Goal: Sift the listing for lines that hold the string "chart" and pull them out.

--------------------------------------------------

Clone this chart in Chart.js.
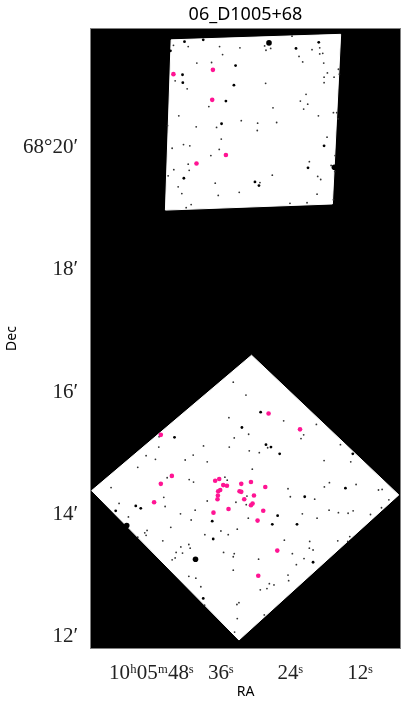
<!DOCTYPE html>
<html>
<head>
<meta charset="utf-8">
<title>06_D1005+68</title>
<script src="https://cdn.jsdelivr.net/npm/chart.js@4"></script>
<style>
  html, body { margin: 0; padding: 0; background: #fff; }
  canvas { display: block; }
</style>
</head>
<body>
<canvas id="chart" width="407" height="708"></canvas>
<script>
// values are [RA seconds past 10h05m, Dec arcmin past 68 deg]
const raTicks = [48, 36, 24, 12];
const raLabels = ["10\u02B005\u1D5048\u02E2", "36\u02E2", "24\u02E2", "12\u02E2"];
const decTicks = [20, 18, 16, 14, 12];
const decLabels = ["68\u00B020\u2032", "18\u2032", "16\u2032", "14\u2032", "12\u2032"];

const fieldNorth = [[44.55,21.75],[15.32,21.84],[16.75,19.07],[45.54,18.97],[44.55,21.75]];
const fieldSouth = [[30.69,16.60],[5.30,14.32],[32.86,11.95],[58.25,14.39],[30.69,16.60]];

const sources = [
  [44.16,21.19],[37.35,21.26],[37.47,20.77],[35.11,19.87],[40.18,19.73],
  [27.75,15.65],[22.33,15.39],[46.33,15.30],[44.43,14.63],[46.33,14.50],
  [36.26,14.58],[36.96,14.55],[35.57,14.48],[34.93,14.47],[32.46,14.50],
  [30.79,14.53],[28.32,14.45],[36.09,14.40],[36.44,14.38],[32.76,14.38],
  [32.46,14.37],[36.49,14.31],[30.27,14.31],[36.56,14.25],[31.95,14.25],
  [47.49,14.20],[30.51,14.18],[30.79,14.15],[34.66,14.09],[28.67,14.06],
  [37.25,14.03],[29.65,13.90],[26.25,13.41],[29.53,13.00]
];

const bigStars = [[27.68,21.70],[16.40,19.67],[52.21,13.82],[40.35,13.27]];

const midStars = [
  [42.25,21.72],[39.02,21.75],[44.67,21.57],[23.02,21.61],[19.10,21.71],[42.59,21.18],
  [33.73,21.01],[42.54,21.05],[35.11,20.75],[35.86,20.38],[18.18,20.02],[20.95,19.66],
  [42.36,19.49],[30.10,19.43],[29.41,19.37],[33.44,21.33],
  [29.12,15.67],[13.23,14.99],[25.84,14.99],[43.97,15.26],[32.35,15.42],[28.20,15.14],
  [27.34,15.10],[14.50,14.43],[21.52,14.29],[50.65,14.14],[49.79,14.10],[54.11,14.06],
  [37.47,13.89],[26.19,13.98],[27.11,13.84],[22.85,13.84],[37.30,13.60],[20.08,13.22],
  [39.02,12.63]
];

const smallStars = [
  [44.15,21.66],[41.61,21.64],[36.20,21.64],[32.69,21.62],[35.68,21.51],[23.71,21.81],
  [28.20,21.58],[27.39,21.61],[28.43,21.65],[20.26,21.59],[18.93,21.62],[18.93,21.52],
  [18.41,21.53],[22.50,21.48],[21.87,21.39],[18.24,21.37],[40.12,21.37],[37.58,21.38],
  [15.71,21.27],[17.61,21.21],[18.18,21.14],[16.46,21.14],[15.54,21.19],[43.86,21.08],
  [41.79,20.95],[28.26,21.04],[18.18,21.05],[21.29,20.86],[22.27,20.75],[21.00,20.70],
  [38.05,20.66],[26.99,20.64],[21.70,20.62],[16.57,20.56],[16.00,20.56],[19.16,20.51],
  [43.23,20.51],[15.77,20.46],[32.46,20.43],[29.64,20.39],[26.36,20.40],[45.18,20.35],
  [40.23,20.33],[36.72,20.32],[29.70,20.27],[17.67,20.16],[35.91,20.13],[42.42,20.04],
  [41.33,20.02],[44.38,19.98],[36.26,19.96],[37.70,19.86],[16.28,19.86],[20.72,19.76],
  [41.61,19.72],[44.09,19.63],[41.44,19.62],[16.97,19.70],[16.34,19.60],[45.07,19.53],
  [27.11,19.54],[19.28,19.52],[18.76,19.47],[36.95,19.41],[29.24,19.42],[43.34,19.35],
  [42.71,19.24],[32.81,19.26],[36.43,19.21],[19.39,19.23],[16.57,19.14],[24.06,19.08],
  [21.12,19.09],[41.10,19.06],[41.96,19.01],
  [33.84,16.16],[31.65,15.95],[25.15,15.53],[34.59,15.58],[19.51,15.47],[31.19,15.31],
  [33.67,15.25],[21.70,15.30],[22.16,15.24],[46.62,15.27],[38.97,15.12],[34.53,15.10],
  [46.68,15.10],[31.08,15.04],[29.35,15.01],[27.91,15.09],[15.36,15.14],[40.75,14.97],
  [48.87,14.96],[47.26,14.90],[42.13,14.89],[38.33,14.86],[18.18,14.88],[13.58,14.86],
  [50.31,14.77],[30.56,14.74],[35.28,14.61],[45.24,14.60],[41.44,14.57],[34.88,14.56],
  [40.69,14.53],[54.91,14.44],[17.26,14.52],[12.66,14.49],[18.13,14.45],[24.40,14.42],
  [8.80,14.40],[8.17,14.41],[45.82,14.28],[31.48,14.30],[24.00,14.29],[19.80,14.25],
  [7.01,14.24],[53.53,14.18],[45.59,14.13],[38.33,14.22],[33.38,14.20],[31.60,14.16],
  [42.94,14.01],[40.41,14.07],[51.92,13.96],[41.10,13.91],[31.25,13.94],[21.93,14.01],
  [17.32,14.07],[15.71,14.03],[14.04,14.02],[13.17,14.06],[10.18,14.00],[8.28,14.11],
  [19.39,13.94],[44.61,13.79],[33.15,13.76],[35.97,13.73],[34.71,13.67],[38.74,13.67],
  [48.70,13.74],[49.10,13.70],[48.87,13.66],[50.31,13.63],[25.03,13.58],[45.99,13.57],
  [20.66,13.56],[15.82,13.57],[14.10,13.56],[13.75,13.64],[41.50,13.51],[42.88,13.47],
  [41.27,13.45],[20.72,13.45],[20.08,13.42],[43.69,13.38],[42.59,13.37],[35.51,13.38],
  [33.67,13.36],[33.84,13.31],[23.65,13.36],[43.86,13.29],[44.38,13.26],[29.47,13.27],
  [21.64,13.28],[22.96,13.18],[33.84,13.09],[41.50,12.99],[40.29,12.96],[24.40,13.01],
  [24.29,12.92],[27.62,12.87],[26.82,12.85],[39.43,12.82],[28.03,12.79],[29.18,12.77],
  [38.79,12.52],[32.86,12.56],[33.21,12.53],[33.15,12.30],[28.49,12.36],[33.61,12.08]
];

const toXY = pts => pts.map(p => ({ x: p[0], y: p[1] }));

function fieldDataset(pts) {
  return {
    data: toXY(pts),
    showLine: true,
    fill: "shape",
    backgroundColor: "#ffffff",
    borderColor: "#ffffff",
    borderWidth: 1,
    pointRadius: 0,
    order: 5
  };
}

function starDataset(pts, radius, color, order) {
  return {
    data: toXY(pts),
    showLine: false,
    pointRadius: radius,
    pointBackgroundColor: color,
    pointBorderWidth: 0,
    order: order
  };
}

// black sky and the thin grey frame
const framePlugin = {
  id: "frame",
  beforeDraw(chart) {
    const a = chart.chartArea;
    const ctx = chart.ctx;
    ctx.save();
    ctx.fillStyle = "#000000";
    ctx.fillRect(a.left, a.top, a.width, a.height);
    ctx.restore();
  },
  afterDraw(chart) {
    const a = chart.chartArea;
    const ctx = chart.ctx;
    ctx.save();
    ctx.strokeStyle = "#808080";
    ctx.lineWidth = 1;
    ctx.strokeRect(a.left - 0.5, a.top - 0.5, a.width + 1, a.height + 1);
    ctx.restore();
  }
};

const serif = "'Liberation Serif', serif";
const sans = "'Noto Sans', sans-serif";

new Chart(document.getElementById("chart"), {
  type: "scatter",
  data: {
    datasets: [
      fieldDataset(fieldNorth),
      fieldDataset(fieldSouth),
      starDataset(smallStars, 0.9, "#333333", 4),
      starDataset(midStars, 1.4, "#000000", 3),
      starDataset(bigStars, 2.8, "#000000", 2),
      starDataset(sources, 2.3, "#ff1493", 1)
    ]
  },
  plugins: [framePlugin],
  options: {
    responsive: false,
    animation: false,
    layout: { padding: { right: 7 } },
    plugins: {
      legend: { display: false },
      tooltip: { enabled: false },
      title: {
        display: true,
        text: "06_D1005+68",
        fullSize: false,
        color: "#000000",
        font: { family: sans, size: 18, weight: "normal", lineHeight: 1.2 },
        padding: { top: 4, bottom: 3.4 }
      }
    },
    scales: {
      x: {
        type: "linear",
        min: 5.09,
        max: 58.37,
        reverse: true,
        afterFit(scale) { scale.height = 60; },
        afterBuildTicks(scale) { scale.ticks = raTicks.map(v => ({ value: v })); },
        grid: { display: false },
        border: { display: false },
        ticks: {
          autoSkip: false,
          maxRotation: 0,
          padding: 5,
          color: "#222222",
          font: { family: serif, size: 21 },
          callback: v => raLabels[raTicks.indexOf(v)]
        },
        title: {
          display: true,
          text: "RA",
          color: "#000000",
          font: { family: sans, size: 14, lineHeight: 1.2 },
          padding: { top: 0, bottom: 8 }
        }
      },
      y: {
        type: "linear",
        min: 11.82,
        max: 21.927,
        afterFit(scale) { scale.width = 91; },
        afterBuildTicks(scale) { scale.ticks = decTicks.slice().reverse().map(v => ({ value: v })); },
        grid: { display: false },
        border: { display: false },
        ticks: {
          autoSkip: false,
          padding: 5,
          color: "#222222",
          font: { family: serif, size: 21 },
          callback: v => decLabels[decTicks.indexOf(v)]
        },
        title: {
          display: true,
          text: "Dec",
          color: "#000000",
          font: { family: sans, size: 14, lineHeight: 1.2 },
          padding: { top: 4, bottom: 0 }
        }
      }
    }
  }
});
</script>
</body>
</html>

--------------------------------------------------

Task answer:
Clone this chart in Chart.js.
<script src="https://cdn.jsdelivr.net/npm/chart.js@4"></script>
<canvas id="chart" width="407" height="708"></canvas>
  beforeDraw(chart) {
    const a = chart.chartArea;
    const ctx = chart.ctx;
  afterDraw(chart) {
    const a = chart.chartArea;
    const ctx = chart.ctx;
new Chart(document.getElementById("chart"), {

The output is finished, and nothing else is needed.